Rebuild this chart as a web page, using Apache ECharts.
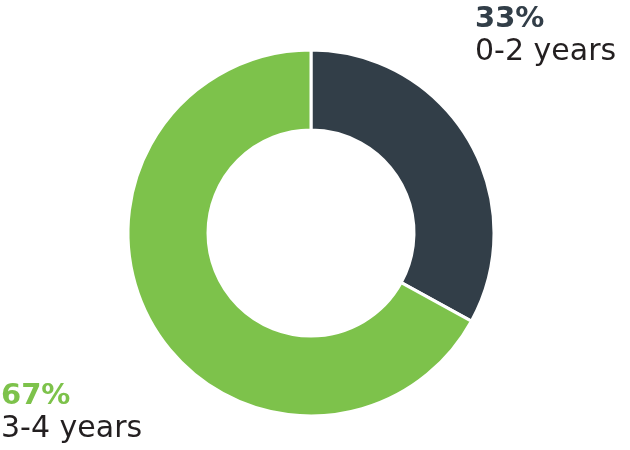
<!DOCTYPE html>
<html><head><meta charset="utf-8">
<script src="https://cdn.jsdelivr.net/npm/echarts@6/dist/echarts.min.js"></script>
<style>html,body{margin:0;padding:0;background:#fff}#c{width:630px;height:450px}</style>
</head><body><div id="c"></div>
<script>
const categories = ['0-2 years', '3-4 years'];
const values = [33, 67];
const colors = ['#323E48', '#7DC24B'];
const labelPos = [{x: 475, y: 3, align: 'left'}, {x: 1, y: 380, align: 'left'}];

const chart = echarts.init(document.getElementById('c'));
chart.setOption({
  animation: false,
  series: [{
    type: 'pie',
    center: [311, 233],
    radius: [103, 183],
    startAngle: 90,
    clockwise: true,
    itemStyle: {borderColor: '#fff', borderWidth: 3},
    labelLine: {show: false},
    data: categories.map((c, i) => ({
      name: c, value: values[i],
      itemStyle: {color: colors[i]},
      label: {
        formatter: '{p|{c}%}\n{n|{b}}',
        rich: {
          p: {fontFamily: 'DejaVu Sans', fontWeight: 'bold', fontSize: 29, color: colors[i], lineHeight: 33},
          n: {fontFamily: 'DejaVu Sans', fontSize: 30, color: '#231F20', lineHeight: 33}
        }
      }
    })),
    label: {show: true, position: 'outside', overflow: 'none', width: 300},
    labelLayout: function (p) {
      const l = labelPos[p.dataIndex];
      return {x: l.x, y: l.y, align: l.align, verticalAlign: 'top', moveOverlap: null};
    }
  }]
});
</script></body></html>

= = = = =

Problem to solve: Without the pictures, transcribe the listing above exactly.

Task answer:
Rebuild this chart as a web page, using Apache ECharts.
<!DOCTYPE html>
<html><head><meta charset="utf-8">
<script src="https://cdn.jsdelivr.net/npm/echarts@6/dist/echarts.min.js"></script>
<style>html,body{margin:0;padding:0;background:#fff}#c{width:630px;height:450px}</style>
</head><body><div id="c"></div>
<script>
const categories = ['0-2 years', '3-4 years'];
const values = [33, 67];
const colors = ['#323E48', '#7DC24B'];
const labelPos = [{x: 475, y: 3, align: 'left'}, {x: 1, y: 380, align: 'left'}];

const chart = echarts.init(document.getElementById('c'));
chart.setOption({
  animation: false,
  series: [{
    type: 'pie',
    center: [311, 233],
    radius: [103, 183],
    startAngle: 90,
    clockwise: true,
    itemStyle: {borderColor: '#fff', borderWidth: 3},
    labelLine: {show: false},
    data: categories.map((c, i) => ({
      name: c, value: values[i],
      itemStyle: {color: colors[i]},
      label: {
        formatter: '{p|{c}%}\n{n|{b}}',
        rich: {
          p: {fontFamily: 'DejaVu Sans', fontWeight: 'bold', fontSize: 29, color: colors[i], lineHeight: 33},
          n: {fontFamily: 'DejaVu Sans', fontSize: 30, color: '#231F20', lineHeight: 33}
        }
      }
    })),
    label: {show: true, position: 'outside', overflow: 'none', width: 300},
    labelLayout: function (p) {
      const l = labelPos[p.dataIndex];
      return {x: l.x, y: l.y, align: l.align, verticalAlign: 'top', moveOverlap: null};
    }
  }]
});
</script></body></html>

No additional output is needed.